- From: Todd Freter <Todd.Freter@Eng.Sun.COM>
- Date: Wed, 30 Apr 1997 08:41:30 -0700 (PDT)
- To: Dave Peterson <davep@acm.org>
- cc: W3C SGML Working Group <w3c-sgml-wg@w3.org>
Dave Peterson writes: > At 7:44 AM 4/30/97, Todd Freter wrote: > > >XML's ease of implementation and ease of use for hand-coders should be a > >significant plank in any positioning and marketing of XML. Certainly XML's > >ease of use should be more fundamental than "the customer is always right." > > "Ease of use" or "ease of implementation"? "The customer" usually wants > what he considers "easy to use", whether it's a good idea or not. I guess I mean that it's not only easy for application developers to implement XML but also for document creators to produce well-formed XML, even when they are coding by hand.
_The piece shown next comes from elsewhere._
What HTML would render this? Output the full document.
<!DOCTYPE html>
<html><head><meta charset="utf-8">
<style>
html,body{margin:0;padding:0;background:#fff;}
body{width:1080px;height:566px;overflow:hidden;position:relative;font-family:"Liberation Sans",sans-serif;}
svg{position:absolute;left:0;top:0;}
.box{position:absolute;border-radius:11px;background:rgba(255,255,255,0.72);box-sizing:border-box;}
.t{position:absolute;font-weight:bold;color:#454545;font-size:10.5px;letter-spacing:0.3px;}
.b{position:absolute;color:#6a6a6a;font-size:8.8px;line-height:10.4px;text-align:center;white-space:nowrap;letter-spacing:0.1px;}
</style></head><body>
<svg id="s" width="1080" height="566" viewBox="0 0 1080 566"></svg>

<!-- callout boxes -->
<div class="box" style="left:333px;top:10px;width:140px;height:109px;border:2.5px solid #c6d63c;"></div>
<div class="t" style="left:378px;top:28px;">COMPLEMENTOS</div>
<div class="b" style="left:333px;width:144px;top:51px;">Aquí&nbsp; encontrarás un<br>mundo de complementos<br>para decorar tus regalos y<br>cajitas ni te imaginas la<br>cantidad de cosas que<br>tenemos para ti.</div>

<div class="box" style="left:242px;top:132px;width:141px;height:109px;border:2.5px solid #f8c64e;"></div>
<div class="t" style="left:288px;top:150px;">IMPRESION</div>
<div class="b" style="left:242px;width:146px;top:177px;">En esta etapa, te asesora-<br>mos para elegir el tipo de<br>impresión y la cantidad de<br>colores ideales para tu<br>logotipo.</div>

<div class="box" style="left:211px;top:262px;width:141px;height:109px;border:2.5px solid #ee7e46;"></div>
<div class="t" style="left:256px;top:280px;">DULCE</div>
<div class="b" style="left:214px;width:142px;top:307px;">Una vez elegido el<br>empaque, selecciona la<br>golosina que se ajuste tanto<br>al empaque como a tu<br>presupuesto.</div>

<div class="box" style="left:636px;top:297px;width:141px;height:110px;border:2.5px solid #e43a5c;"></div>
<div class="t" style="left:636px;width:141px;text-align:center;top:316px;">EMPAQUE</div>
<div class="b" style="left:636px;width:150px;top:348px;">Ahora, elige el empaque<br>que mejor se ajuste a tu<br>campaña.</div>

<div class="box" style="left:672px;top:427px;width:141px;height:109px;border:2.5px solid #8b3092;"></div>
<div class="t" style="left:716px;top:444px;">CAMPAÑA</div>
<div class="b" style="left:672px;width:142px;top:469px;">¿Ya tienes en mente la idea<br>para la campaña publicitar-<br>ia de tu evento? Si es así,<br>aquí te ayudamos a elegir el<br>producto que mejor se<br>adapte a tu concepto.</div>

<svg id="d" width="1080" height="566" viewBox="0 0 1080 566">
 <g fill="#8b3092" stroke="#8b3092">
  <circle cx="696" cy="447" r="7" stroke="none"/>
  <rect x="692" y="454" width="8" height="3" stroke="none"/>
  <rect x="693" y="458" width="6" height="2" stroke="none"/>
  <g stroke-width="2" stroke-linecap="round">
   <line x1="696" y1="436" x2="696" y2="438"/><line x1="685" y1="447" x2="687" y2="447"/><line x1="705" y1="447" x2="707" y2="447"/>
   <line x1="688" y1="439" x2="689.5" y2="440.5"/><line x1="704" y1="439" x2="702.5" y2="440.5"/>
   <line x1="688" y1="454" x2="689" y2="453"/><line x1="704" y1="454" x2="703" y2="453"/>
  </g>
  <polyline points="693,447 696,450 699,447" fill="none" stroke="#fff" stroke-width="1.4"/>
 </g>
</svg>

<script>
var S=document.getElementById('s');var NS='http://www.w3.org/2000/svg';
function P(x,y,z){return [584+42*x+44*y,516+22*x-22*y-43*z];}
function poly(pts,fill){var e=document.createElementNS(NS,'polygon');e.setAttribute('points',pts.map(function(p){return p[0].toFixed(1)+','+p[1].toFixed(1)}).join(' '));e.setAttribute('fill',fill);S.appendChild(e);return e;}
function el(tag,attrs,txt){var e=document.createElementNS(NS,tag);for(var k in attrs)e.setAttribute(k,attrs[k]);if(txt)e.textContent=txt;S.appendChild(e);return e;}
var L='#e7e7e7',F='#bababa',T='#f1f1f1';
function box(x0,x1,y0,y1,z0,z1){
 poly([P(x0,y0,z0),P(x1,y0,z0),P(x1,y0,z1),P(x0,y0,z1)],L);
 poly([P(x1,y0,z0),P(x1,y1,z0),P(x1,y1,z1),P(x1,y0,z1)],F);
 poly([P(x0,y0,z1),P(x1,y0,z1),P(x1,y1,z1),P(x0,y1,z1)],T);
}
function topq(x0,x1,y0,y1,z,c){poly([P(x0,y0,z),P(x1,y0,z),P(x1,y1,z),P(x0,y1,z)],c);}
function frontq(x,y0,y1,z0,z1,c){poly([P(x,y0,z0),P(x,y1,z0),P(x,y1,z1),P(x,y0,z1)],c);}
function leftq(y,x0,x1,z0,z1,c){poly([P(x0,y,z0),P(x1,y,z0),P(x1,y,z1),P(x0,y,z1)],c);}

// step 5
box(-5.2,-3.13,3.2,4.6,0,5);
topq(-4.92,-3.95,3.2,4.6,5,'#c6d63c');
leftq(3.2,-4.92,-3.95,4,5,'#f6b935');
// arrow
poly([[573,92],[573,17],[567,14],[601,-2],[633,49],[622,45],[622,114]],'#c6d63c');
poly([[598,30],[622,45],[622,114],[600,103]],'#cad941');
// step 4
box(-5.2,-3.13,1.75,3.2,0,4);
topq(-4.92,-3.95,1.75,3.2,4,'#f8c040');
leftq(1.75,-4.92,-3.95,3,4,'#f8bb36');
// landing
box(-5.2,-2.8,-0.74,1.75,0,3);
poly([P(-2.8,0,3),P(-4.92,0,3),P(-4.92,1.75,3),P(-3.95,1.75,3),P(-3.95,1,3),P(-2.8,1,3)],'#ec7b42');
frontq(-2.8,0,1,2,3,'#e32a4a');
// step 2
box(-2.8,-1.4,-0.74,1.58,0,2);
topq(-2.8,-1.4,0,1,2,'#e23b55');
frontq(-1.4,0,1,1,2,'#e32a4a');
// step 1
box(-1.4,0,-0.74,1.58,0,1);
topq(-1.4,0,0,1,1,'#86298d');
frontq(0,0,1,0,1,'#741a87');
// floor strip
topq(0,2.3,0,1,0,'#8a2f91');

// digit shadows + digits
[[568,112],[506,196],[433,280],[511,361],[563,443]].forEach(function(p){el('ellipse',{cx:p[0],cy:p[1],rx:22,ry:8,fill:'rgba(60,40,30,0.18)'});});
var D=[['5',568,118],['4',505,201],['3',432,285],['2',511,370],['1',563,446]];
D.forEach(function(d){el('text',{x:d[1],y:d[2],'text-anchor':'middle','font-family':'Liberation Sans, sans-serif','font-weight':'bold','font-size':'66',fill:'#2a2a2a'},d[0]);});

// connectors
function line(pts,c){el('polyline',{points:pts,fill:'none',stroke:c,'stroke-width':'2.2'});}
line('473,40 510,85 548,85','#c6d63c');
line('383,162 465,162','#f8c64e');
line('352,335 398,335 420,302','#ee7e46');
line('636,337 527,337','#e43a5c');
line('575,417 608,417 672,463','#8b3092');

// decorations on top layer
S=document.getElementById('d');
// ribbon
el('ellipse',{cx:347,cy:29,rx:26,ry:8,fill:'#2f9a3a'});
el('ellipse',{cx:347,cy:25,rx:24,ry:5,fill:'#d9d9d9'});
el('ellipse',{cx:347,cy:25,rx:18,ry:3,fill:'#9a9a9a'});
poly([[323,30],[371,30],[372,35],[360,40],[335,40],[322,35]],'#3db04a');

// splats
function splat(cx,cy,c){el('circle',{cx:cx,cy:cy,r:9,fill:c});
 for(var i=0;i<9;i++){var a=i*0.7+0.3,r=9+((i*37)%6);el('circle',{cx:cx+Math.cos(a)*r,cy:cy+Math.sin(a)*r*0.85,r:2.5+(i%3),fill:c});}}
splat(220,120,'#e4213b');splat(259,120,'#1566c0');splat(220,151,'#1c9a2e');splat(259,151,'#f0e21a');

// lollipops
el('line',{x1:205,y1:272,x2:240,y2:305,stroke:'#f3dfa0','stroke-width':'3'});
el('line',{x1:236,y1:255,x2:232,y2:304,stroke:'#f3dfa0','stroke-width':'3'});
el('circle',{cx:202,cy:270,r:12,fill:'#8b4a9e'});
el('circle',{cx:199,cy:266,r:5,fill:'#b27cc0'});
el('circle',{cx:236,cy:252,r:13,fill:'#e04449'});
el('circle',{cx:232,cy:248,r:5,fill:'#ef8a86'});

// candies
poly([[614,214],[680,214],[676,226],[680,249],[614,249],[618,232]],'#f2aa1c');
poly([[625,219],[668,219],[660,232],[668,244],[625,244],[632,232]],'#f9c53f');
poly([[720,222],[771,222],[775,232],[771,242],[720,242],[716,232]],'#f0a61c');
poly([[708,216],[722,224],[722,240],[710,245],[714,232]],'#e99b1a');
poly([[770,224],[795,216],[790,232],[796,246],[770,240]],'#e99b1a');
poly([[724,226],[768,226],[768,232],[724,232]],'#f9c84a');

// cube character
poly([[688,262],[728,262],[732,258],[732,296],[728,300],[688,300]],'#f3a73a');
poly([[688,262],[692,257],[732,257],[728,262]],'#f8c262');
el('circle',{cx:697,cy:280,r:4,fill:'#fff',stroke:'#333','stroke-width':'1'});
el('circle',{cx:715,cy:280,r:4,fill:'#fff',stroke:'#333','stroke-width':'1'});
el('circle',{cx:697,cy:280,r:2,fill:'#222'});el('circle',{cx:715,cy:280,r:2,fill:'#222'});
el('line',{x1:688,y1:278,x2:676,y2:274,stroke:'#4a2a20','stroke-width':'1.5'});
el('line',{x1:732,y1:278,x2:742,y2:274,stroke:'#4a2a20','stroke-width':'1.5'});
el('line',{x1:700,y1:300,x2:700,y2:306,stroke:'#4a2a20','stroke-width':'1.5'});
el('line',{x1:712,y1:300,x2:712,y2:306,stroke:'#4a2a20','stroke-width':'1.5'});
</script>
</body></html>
It just isn't that hard. > When you argue for "ease of use" of XML, remember that the document creator > as well as the document reader is a "user" of XML. OMITTAG (which is > essentially an error-recovery mechanism embodied in SGML to the point > where if you can use it to recover, the trigger is not considered an > error after all) was, I believe, introduced for "ease of use for > hand-coders". Are you asking for something like that? It sounds like you're > arguing the other way. Which may be a good idea, but the user might argue > that it's not making XML easier to use. Earlier, Paul Prescod argued that the goal with XML should be correct documents, and I think that's right. And Tim's compelling point is that XML's well-formedness characteristics are easy to achieve. I'm not asking for anything like OMITTAG. You're right; I'm arguing the other way. OMITTAG makes sense in a setting where validation is a constant concern, but in XML validation is optional, and something like OMITTAG could be problematic without a DTD's context in which to interpret markup. If in XML you have neither a DTD nor reliable standards for well-formedness, you don't have much. I doubt that XML will lose much of its constituency if XML hand coders are required to enter closing tags. I think those customers will rely on parsers, "lint"-type tools or strength of character to insure well-formedness. If XML proliferates as much in the next 18 months as some people predict, there will be desirable markets for robust XML authoring tools. The other "ease of use"-seeking customers will probably not be unserved. Look at what GRIF has done already with their XML+CSS tool. It's just the beginning. -Todd.